═════ LISTED RECORDS ═════
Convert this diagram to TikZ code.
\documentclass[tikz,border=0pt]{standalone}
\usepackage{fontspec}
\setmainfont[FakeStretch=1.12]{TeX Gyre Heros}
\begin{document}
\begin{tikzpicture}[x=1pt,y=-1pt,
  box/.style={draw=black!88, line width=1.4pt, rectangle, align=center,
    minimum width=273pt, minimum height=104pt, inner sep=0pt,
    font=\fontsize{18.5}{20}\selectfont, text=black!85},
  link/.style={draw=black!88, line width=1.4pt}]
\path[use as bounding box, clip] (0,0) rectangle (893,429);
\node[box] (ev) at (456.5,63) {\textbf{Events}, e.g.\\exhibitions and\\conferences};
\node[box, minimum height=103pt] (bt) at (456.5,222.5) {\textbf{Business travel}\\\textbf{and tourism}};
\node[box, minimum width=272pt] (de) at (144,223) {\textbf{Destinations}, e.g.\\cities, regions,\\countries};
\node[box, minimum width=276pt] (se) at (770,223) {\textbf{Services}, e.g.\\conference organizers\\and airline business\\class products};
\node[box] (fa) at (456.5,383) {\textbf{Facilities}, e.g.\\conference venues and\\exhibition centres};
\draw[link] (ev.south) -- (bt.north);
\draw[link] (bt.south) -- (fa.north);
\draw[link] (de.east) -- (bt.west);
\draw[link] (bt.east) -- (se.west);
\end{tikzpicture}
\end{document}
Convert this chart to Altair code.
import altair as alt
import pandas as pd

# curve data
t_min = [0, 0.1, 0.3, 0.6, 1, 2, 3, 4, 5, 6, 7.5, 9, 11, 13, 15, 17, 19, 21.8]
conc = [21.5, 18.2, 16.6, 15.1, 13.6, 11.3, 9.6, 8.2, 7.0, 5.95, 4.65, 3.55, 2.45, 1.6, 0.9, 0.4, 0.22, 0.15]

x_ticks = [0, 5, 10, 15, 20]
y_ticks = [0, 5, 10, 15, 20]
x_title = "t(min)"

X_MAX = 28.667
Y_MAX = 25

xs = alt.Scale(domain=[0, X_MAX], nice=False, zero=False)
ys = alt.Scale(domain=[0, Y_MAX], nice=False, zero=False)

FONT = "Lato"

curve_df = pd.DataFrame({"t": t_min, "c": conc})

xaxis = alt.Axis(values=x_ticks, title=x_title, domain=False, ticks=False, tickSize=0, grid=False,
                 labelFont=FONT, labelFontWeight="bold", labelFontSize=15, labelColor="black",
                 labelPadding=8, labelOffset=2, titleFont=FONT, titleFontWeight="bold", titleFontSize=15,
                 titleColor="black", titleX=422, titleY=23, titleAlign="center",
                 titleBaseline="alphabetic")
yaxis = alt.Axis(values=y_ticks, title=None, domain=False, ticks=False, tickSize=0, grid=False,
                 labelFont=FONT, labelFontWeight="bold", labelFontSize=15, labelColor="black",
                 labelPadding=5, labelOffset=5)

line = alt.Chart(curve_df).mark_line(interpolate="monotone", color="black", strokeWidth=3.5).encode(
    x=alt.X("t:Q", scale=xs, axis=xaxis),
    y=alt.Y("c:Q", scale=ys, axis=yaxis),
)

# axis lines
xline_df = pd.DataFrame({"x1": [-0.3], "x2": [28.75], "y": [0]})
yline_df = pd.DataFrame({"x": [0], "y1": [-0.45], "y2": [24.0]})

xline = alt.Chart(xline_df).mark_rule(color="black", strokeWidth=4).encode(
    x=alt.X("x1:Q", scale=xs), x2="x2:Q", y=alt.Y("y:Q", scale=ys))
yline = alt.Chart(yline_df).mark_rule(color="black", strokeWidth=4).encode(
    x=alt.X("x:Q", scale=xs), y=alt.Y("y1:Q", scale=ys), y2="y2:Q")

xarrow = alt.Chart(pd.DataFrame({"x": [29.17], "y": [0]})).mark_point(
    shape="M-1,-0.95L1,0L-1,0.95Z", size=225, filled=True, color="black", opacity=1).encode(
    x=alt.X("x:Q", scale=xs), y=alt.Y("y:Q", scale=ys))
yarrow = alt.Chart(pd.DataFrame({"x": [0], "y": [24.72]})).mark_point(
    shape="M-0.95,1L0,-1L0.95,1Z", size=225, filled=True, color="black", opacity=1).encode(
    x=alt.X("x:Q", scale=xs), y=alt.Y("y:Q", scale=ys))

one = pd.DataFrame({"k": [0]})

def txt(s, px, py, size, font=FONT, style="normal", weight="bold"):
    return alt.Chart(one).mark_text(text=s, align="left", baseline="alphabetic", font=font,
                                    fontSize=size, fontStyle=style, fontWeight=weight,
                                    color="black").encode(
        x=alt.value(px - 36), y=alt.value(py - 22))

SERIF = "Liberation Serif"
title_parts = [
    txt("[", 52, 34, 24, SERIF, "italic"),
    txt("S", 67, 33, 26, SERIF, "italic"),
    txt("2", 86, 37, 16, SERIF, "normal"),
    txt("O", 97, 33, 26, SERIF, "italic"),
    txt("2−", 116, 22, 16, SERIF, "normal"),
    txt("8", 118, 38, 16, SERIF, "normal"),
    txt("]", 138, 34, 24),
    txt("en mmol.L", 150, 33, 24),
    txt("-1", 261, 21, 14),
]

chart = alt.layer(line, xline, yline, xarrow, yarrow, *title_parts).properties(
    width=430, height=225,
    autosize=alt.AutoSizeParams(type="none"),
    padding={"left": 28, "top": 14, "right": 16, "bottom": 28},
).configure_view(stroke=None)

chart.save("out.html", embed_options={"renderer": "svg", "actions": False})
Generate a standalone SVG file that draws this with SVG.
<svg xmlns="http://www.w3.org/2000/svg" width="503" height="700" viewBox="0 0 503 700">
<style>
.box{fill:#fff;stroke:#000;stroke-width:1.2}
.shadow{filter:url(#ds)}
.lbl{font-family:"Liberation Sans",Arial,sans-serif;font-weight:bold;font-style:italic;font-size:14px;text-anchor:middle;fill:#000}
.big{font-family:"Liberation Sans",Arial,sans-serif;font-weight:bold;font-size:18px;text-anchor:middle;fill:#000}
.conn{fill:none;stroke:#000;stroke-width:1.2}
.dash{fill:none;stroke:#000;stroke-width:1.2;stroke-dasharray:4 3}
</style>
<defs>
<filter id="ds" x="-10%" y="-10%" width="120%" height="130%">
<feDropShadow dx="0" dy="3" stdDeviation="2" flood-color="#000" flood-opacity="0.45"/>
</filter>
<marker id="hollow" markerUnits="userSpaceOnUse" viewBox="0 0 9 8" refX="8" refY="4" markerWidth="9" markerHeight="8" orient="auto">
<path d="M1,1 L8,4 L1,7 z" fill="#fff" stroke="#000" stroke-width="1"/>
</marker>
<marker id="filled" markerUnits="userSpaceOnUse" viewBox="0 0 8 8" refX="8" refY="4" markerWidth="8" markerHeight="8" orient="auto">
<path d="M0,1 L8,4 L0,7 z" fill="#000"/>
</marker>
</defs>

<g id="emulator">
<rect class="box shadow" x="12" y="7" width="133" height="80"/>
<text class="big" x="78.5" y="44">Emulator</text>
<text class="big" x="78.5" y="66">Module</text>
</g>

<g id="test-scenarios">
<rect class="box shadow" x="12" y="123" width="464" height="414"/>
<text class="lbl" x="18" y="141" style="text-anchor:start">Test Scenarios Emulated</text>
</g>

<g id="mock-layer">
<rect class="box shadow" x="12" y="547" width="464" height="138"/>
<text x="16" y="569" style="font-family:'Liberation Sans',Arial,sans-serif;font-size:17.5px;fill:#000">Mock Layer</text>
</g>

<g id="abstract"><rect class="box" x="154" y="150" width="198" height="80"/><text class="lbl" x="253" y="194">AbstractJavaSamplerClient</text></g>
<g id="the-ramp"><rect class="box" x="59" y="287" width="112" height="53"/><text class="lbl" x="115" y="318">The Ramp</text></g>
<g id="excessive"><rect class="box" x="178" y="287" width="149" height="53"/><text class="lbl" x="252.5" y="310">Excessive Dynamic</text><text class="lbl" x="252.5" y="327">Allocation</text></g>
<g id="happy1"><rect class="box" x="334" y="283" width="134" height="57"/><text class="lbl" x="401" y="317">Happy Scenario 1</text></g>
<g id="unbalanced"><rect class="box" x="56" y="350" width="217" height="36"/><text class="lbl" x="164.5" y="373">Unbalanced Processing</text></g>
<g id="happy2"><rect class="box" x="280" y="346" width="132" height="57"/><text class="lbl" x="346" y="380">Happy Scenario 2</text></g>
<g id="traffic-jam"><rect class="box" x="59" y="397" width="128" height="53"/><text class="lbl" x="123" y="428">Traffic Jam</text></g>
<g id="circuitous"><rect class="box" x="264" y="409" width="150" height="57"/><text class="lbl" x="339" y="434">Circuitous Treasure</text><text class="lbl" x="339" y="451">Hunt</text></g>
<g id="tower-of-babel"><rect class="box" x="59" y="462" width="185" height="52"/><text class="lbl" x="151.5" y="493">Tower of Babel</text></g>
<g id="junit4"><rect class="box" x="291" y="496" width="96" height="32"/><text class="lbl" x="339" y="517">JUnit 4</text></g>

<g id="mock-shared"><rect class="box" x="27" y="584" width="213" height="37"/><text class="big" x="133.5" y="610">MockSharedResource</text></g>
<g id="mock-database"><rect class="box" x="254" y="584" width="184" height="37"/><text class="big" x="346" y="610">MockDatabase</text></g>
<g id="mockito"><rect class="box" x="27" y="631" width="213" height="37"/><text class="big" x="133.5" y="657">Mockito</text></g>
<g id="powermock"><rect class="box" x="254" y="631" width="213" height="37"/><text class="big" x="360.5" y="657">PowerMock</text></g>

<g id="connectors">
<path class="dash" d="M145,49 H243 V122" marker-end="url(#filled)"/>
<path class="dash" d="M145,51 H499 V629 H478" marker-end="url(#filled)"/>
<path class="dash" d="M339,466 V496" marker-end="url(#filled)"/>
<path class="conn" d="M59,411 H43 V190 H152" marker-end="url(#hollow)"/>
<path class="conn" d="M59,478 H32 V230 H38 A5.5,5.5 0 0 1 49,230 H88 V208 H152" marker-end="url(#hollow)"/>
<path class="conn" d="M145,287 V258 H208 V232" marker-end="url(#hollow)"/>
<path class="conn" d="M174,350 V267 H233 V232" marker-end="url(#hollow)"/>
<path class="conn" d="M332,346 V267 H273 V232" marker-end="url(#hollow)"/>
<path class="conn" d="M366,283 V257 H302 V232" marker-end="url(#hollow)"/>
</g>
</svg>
═════
**GOAL OF THE EXERCISE:** Copy out the lines that hold "this".

**TASK RESPONSE:**
Convert this diagram to TikZ code.
Convert this chart to Altair code.
Generate a standalone SVG file that draws this with SVG.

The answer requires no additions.